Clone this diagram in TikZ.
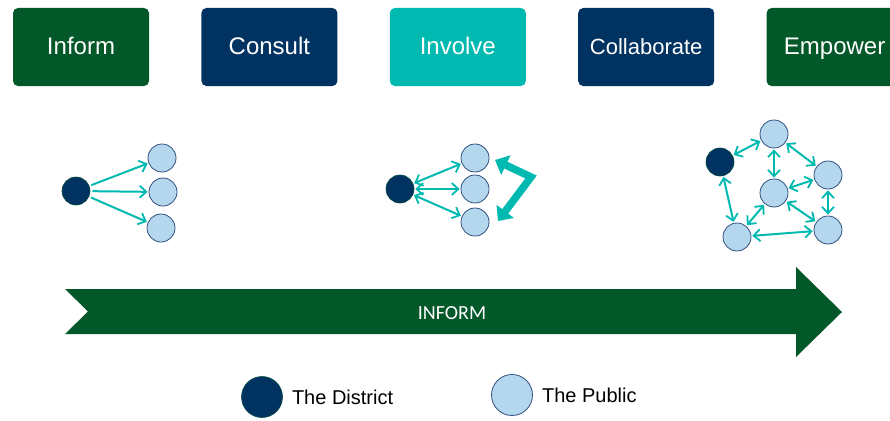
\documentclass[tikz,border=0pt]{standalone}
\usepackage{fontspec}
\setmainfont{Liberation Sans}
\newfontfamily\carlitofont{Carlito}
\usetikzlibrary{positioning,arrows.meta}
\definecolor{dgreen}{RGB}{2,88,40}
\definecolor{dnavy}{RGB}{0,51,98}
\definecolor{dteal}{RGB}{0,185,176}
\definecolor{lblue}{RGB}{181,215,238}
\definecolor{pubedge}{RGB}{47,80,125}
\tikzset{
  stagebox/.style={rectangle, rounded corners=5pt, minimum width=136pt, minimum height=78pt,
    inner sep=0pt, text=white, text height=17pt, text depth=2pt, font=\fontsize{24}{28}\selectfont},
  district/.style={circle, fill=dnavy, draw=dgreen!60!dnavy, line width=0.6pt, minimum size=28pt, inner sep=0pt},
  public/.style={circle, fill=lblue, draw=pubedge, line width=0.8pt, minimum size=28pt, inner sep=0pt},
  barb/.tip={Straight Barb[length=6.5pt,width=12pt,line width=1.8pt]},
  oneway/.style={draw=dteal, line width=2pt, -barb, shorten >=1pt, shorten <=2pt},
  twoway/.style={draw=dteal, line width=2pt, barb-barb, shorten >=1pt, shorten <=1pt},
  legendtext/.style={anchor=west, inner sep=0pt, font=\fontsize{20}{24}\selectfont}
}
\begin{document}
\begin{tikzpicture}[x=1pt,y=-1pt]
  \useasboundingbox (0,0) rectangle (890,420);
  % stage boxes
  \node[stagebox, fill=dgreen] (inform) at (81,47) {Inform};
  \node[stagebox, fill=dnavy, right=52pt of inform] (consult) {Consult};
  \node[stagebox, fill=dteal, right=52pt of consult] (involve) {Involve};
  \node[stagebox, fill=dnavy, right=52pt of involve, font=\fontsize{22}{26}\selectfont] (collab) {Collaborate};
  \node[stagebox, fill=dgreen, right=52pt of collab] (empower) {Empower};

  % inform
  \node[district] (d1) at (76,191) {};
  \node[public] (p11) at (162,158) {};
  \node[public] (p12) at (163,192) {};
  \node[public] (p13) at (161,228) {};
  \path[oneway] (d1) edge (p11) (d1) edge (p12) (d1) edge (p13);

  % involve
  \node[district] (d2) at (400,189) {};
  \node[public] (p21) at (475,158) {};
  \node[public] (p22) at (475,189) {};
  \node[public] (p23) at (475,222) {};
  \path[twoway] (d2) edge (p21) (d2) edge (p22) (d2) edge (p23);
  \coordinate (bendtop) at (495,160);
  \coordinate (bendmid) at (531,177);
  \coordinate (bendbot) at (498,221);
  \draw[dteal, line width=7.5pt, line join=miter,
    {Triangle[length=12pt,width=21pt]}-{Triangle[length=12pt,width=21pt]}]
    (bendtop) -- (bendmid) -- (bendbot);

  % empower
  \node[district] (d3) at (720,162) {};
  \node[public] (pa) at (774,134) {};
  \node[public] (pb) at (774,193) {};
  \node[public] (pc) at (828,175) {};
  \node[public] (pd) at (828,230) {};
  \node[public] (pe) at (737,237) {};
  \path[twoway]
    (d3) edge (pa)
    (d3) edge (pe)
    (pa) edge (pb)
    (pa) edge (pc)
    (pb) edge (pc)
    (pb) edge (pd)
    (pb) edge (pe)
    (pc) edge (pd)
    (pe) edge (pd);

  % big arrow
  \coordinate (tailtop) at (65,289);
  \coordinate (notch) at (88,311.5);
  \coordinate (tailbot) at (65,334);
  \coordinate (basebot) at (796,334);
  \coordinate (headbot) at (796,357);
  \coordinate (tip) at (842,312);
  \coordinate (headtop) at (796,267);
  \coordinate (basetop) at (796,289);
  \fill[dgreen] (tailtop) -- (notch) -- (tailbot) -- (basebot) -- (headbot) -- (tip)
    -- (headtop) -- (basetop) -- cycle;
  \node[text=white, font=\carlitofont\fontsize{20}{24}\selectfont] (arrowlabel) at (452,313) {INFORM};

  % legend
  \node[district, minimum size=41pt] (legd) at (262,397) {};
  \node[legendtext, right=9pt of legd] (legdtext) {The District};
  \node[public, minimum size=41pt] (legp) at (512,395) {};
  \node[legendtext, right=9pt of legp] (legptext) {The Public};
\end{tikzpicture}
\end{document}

Given instruction: The lines from the top of the data above through the one holding "(d1) edge (p13);" are to be repeated exactly, and only those, with no pictures.

The answer:
Clone this diagram in TikZ.
\documentclass[tikz,border=0pt]{standalone}
\usepackage{fontspec}
\setmainfont{Liberation Sans}
\newfontfamily\carlitofont{Carlito}
\usetikzlibrary{positioning,arrows.meta}
\definecolor{dgreen}{RGB}{2,88,40}
\definecolor{dnavy}{RGB}{0,51,98}
\definecolor{dteal}{RGB}{0,185,176}
\definecolor{lblue}{RGB}{181,215,238}
\definecolor{pubedge}{RGB}{47,80,125}
\tikzset{
  stagebox/.style={rectangle, rounded corners=5pt, minimum width=136pt, minimum height=78pt,
    inner sep=0pt, text=white, text height=17pt, text depth=2pt, font=\fontsize{24}{28}\selectfont},
  district/.style={circle, fill=dnavy, draw=dgreen!60!dnavy, line width=0.6pt, minimum size=28pt, inner sep=0pt},
  public/.style={circle, fill=lblue, draw=pubedge, line width=0.8pt, minimum size=28pt, inner sep=0pt},
  barb/.tip={Straight Barb[length=6.5pt,width=12pt,line width=1.8pt]},
  oneway/.style={draw=dteal, line width=2pt, -barb, shorten >=1pt, shorten <=2pt},
  twoway/.style={draw=dteal, line width=2pt, barb-barb, shorten >=1pt, shorten <=1pt},
  legendtext/.style={anchor=west, inner sep=0pt, font=\fontsize{20}{24}\selectfont}
}
\begin{document}
\begin{tikzpicture}[x=1pt,y=-1pt]
  \useasboundingbox (0,0) rectangle (890,420);
  % stage boxes
  \node[stagebox, fill=dgreen] (inform) at (81,47) {Inform};
  \node[stagebox, fill=dnavy, right=52pt of inform] (consult) {Consult};
  \node[stagebox, fill=dteal, right=52pt of consult] (involve) {Involve};
  \node[stagebox, fill=dnavy, right=52pt of involve, font=\fontsize{22}{26}\selectfont] (collab) {Collaborate};
  \node[stagebox, fill=dgreen, right=52pt of collab] (empower) {Empower};

  % inform
  \node[district] (d1) at (76,191) {};
  \node[public] (p11) at (162,158) {};
  \node[public] (p12) at (163,192) {};
  \node[public] (p13) at (161,228) {};
  \path[oneway] (d1) edge (p11) (d1) edge (p12) (d1) edge (p13);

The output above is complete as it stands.